Back at the movie theatre, Aley Smith and Arika Pierce prepared to enter a recent screening of My Sister's Keeper. They are sisters, so they anticipated much grieving in the next two hours, although Smith was worried about rumoured changes to the ending. The book closes with an awful, nauseating plot twist. "It has to end that way," she said. Anything less would deny the story its true power of catharsis.

Smith learned that Picoult was interviewed for this story. She had a concerned question: "Did she seem like, well, a happy person?"

She did, in fact. Picoult was warm, and funny, and seems to have an extraordinarily blessed life (helpful husband, close relationship with her three kids), which might help explain rather than contradict her stories: "There's a part of me that believes - completely erroneously - that if you do all the research and put yourself through the wringer of researching something like teen suicide," she said, "then you'll never have to deal with it in your own family."

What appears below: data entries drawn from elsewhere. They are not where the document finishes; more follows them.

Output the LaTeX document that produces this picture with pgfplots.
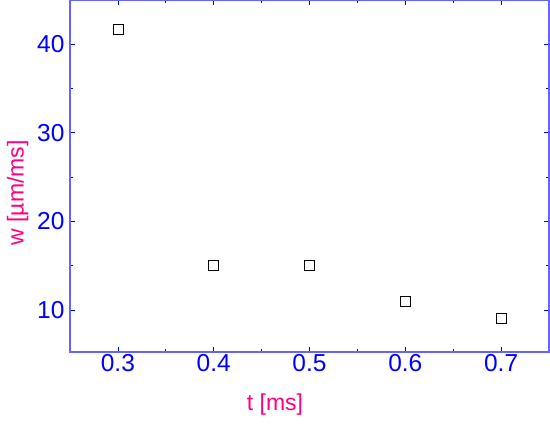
\documentclass[border=0pt]{standalone}
\usepackage{pgfplots}
\pgfplotsset{compat=1.18}
\usepackage{fontspec}
\setmainfont{Liberation Sans}
\usetikzlibrary{calc}
\definecolor{spine}{RGB}{100,100,255}
\definecolor{rose}{RGB}{255,0,128}
\begin{document}
\begin{tikzpicture}
\begin{axis}[
  scale only axis,
  width=479pt, height=352pt,
  xmin=0.25, xmax=0.75, ymin=5.25, ymax=45,
  xtick={0.3,0.4,0.5,0.6,0.7},
  ytick={10,20,30,40},
  minor x tick num=1,
  minor y tick num=1,
  tick align=inside,
  major tick length=5pt,
  minor tick length=3pt,
  axis line style={spine, line width=1.5pt},
  every tick/.style={blue, line width=0.8pt},
  tick label style={blue, font=\fontsize{24.5}{28}\selectfont},
  /pgf/number format/assume math mode=true,
  xticklabel style={/pgf/number format/fixed, /pgf/number format/precision=1, /pgf/number format/fixed zerofill, yshift=1pt},
  yticklabel style={xshift=-2pt},
  xlabel={t [ms]},
  ylabel={w [µm/ms]},
  label style={rose, font=\fontsize{23}{27}\selectfont},
  xlabel style={at={(axis description cs:0.428,0)}, anchor=north, yshift=-38pt},
  ylabel style={at={(axis description cs:0,0.452)}, anchor=south, yshift=38pt},
]
\addplot[only marks, mark=square, mark size=5pt, black, mark options={line width=0.6pt}] coordinates {
(0.3,41.7) (0.4,15.0) (0.5,15.0) (0.6,11.0) (0.7,9.0)
};
\coordinate (sw) at (rel axis cs:0,0);
\coordinate (ne) at (rel axis cs:1,1);
\end{axis}
\pgfresetboundingbox
\path[use as bounding box] ($(sw)+(-70pt,-72pt)$) rectangle ($(ne)+(1pt,0pt)$);
\end{tikzpicture}
\end{document}
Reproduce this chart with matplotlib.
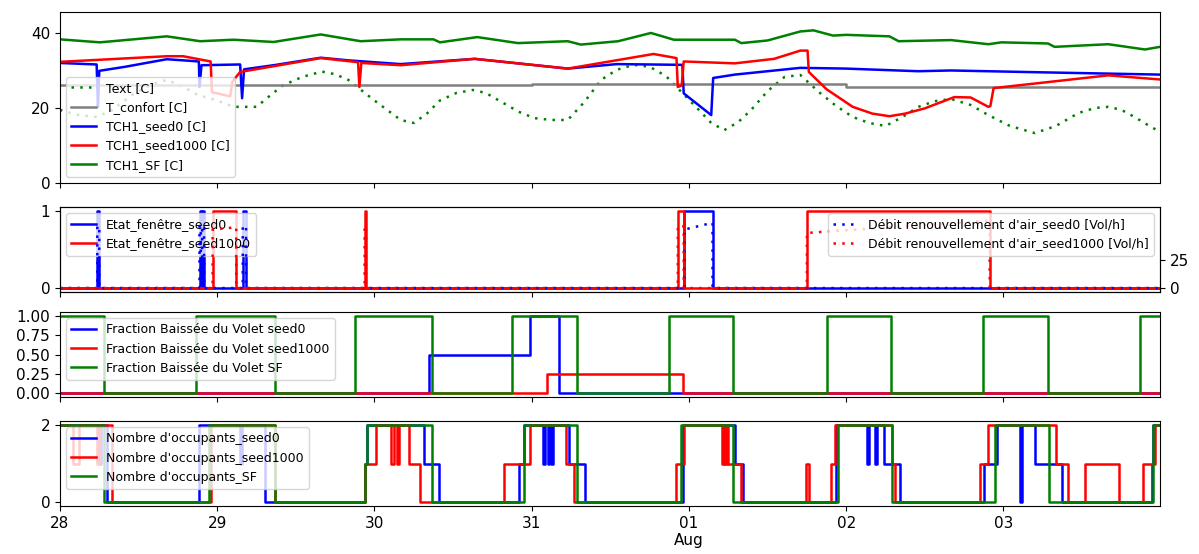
import numpy as np
import pandas as pd
import matplotlib
matplotlib.use("Agg")
import matplotlib.pyplot as plt
import matplotlib.dates as mdates

# Début de la période simulée, les temps sont en heures depuis ce point
debut = pd.Timestamp("2023-07-28 00:00")
fin_h = 167.9

# --- Températures (heure, valeur) ---
text_h = [0, 2.5, 5.6, 8, 11, 14, 16.3, 19, 21, 24, 26.5, 30, 32, 34, 37, 40, 42, 44, 48,
          52, 54, 56, 58, 60.5, 63, 65, 67, 70, 72.4, 75, 77.5, 80, 82.6, 85, 87.6, 90,
          92.5, 95, 97.5, 99.4, 101.4, 103.5, 105.5, 108, 110.6, 113, 116, 118.5, 121,
          123.5, 126, 128.5, 131, 133.5, 136, 139, 141.7, 145, 148.8, 152, 155.5, 158,
          160, 162, 164, 166, 167.9]
text_v = [19.5, 18.2, 17.6, 19.5, 23.5, 26.3, 27.5, 25.5, 23.5, 22, 20.3, 20.3, 23.2, 26,
          28.3, 29.7, 29, 27.5, 22, 16.8, 16, 18.5, 22, 24, 24.8, 24, 22, 19, 17.3, 16.8,
          16.8, 21.5, 27.5, 30.2, 31.5, 31, 28.5, 24, 19.5, 16, 14.1, 16.2, 19.5, 24.5,
          28.3, 28.8, 24, 20.5, 17.6, 16, 15.2, 17.5, 20.3, 21.8, 22.4, 20.8, 18.1, 15.2,
          13.3, 15.2, 18.7, 20, 20.3, 19.5, 17.6, 15.5, 13.6]

confort_h = [0, 72, 120, 167.9]
confort_v = [26.0, 26.3, 25.6, 25.6]

seed0_h = [0, 5.6, 5.8, 6.0, 10, 16.3, 18.8, 21.2, 21.3, 21.6, 27.5, 27.8, 28.1, 33,
           39.8, 44, 52, 63.3, 77.5, 85, 95.0, 95.2, 99.4, 99.7, 103, 113, 120, 131,
           136, 150, 167.9]
seed0_v = [32, 31.6, 20.3, 29.9, 31, 33, 32.7, 32.4, 25.6, 31.4, 31.6, 22.6, 30.3, 31.5,
           33.4, 32.7, 31.7, 33.1, 30.5, 31.7, 31.5, 23.9, 18.1, 28, 28.9, 30.7, 30.5,
           29.8, 30, 29.5, 28.9]

seed1000_h = [0, 16.3, 18.8, 23.0, 23.2, 26, 26.3, 27.5, 39.8, 45.5, 45.7, 46, 52, 63.3,
              77.5, 90.6, 94.1, 94.3, 94.9, 95.2, 103, 109, 113, 114.1, 114.3, 117, 121,
              124, 126.6, 129, 132, 136.5, 139, 141.7, 142, 142.5, 151.8, 160, 167.9]
seed1000_v = [32.3, 33.8, 33.8, 32.4, 24.2, 23.1, 27, 29.6, 33.3, 32.2, 25.6, 32, 31.4, 33.1,
              30.5, 34.4, 33.3, 25.6, 26, 32.4, 31.9, 33.1, 35.3, 35.3, 29.6, 25, 20.3,
              18.5, 17.8, 18.5, 19.9, 22.9, 22.8, 20.3, 20.5, 25.3, 27.1, 28.7, 27.6]

sf_h = [0, 6.1, 16.3, 21.4, 26.5, 32.6, 39.8, 45.9, 52, 57, 58, 63.7, 69.9, 77.5, 79.5,
        85.2, 90.2, 93.7, 103, 104, 108, 113, 115, 118, 120, 126.6, 128, 136, 141.7,
        143.7, 150.8, 151.8, 160, 165.6, 167.9]
sf_v = [38.3, 37.5, 39.1, 37.8, 38.2, 37.6, 39.6, 37.8, 38.3, 38.3, 37.5, 38.9, 37.3, 37.8,
        36.9, 37.8, 40, 38.2, 38.2, 37.3, 38, 40.4, 40.7, 39.3, 39.5, 39.1, 37.8, 38.1,
        37, 37.5, 37.2, 36.3, 37, 35.6, 36.3]

# --- Fenêtres : périodes d'ouverture (heure début, heure fin) et débit d'air associé ---
fen_seed0 = [(5.7, 6.0), (21.3, 21.5), (21.7, 22.0), (27.9, 28.4), (95.3, 99.6)]
debit_seed0 = [(55, 55), (55, 55), (55, 55), (55, 55), (52, 58)]
fen_seed1000 = [(23.3, 26.9), (46.5, 46.7), (94.3, 95.2), (114.0, 141.9)]
debit_seed1000 = [(52, 54), (55, 55), (55, 55), (49, 60)]

# --- Volets : changements (heure, fraction baissée) ---
volet_seed0_h = [0, 56.4, 71.7, 76.2]
volet_seed0_v = [0, 0.5, 1.0, 0]
volet_seed1000_h = [0, 74.3, 95.1]
volet_seed1000_v = [0, 0.25, 0]
volet_sf_h = [0, 6.7, 20.8, 32.8, 45, 56.8, 69, 78.9, 92.9, 102.8, 117, 126.8, 140.9,
              150.8, 164.9]
volet_sf_v = [1, 0, 1, 0, 1, 0, 1, 0, 1, 0, 1, 0, 1, 0, 1]

# --- Occupants : changements (heure, nombre) ---
occ_seed0_h = [0, 5.9, 6.3, 7.2, 21.2, 27.5, 27.8, 31.3, 46.5, 46.9, 55.5, 57.8, 70, 70.8,
               73.8, 74.0, 74.5, 74.7, 75.0, 75.2, 77.7, 80.2, 95.1, 103.0, 104.3, 118.4,
               123.2, 123.5, 124.4, 124.7, 125.8, 128.2, 141.0, 143.0, 146.5, 146.8,
               148.8, 152.9, 166.6, 166.9]
occ_seed0_v = [2, 1, 2, 0, 2, 1, 2, 0, 1, 2, 1, 0, 1, 2, 1, 2, 1, 2, 1, 2, 1, 0, 2, 1, 0,
               2, 1, 2, 1, 2, 1, 0, 1, 2, 0, 2, 1, 0, 1, 2]
occ_seed1000_h = [0, 2.0, 2.9, 5.6, 6.1, 8.0, 23.0, 32.8, 46.5, 48.3, 50.6, 51.0, 51.5,
                  51.8, 53.2, 55.0, 67.8, 71.7, 77.3, 78.4, 94.1, 95.2, 101.0, 101.3,
                  101.5, 101.8, 102.0, 104.0, 113.9, 114.4, 117.7, 118.3, 127.0, 127.4,
                  140.4, 141.6, 152.0, 153.8, 156.5, 161.7, 165.3, 167.2]
occ_seed1000_v = [2, 1, 2, 1, 2, 0, 2, 0, 1, 2, 1, 2, 1, 2, 1, 0, 1, 2, 1, 0, 1, 2, 1, 2,
                  1, 2, 1, 0, 1, 0, 1, 2, 1, 0, 1, 2, 1, 0, 1, 0, 1, 2]
occ_sf_h = [0, 6.7, 22.7, 32.8, 46.5, 46.9, 56.8, 70.8, 78.9, 94.8, 102.8, 118.8, 127.0,
            142.7, 150.9, 166.9]
occ_sf_v = [2, 0, 2, 0, 1, 2, 0, 2, 0, 2, 0, 2, 0, 2, 0, 2]


def dates(heures):
    return debut + pd.to_timedelta(np.asarray(heures, dtype=float), unit="h")


def escalier(h, v):
    # prolonge la dernière valeur jusqu'à la fin de la période
    return dates(list(h) + [fin_h]), list(v) + [v[-1]]


def etat_fenetre(periodes):
    h, v = [0], [0]
    for a, b in periodes:
        h += [a, b]
        v += [1, 0]
    return escalier(h, v)


def debit_air(periodes, debits):
    h, v = [0], [0]
    for (a, b), (d0, d1) in zip(periodes, debits):
        h += [a, a, b, b]
        v += [0, d0, d1, 0]
    h.append(fin_h)
    v.append(0)
    return dates(h), v


lw = 1.8
pointille = (0, (1, 2.5))
leg = dict(fontsize=9)

fig = plt.figure(figsize=(11.99, 5.54), dpi=100)
gauche, larg = 0.05, 0.9175
ax1 = fig.add_axes([gauche, 0.6697, larg, 0.3087])
ax2 = fig.add_axes([gauche, 0.4729, larg, 0.1534], sharex=ax1)
ax3 = fig.add_axes([gauche, 0.2834, larg, 0.1534], sharex=ax1)
ax4 = fig.add_axes([gauche, 0.0866, larg, 0.1534], sharex=ax1)

# Températures
ax1.plot(dates(text_h), text_v, color="g", ls=pointille, lw=lw, label="Text [C]")
ax1.plot(dates(confort_h), confort_v, color="grey", lw=lw, drawstyle="steps-post",
         label="T_confort [C]")
ax1.plot(dates(seed0_h), seed0_v, "b", lw=lw, label="TCH1_seed0 [C]")
ax1.plot(dates(seed1000_h), seed1000_v, "r", lw=lw, label="TCH1_seed1000 [C]")
ax1.plot(dates(sf_h), sf_v, "g", lw=lw, label="TCH1_SF [C]")
ax1.set_ylim(0, 45.6)
ax1.set_yticks([0, 20, 40])
ax1.legend(loc="lower left", **leg)

# Fenêtres et débit d'air
x, y = etat_fenetre(fen_seed0)
ax2.plot(x, y, "b", lw=lw, drawstyle="steps-post", label="Etat_fenêtre_seed0")
x, y = etat_fenetre(fen_seed1000)
ax2.plot(x, y, "r", lw=lw, drawstyle="steps-post", label="Etat_fenêtre_seed1000")
ax2.legend(loc="upper left", **leg)
ax2b = ax2.twinx()
x, y = debit_air(fen_seed0, debit_seed0)
ax2b.plot(x, y, color="b", ls=pointille, lw=lw,
          label="Débit renouvellement d'air_seed0 [Vol/h]")
x, y = debit_air(fen_seed1000, debit_seed1000)
ax2b.plot(x, y, color="r", ls=pointille, lw=lw,
          label="Débit renouvellement d'air_seed1000 [Vol/h]")
ax2b.set_ylim(-3.5, 72)
ax2b.set_yticks([0, 25])
ax2b.legend(loc="upper right", **leg)

# Volets
x, y = escalier(volet_seed0_h, volet_seed0_v)
ax3.plot(x, y, "b", lw=lw, drawstyle="steps-post", label="Fraction Baissée du Volet seed0")
x, y = escalier(volet_seed1000_h, volet_seed1000_v)
ax3.plot(x, y, "r", lw=lw, drawstyle="steps-post", label="Fraction Baissée du Volet seed1000")
x, y = escalier(volet_sf_h, volet_sf_v)
ax3.plot(x, y, "g", lw=lw, drawstyle="steps-post", label="Fraction Baissée du Volet SF")
ax3.set_yticks([0, 0.25, 0.5, 0.75, 1.0])
ax3.legend(loc="upper left", **leg)

# Occupants
x, y = escalier(occ_seed0_h, occ_seed0_v)
ax4.plot(x, y, "b", lw=lw, drawstyle="steps-post", label="Nombre d'occupants_seed0")
x, y = escalier(occ_seed1000_h, occ_seed1000_v)
ax4.plot(x, y, "r", lw=lw, drawstyle="steps-post", label="Nombre d'occupants_seed1000")
x, y = escalier(occ_sf_h, occ_sf_v)
ax4.plot(x, y, "g", lw=lw, drawstyle="steps-post", label="Nombre d'occupants_SF")
ax4.set_yticks([0, 2])
ax4.legend(loc="upper left", **leg)


def format_jour(val, pos):
    d = mdates.num2date(val)
    return d.strftime("%d\n%b") if d.day == 1 else d.strftime("%d")


ax1.set_xlim(dates([0])[0], dates([fin_h])[0])
ax4.xaxis.set_major_locator(mdates.DayLocator())
ax4.xaxis.set_major_formatter(plt.FuncFormatter(format_jour))
for ax in (ax1, ax2, ax3):
    ax.tick_params(labelbottom=False)
for ax in (ax1, ax2, ax2b, ax3, ax4):
    ax.tick_params(labelsize=11)

fig.savefig("out.png", dpi=100)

Picoult's fans may read her for the same reason - as an inoculation against the far-fetched terrors of real life, or as emotional scenario-planning for the unbearable.

It's more likely that she is a permission slip for gut-wrenching emotion. On every page, the subliminal message: go ahead, let it out, no-one's watching.

At the movie theatre, Smith turns to her sister. "Ready?" she asks.

Pierce nods. Thus steeled, they go inside.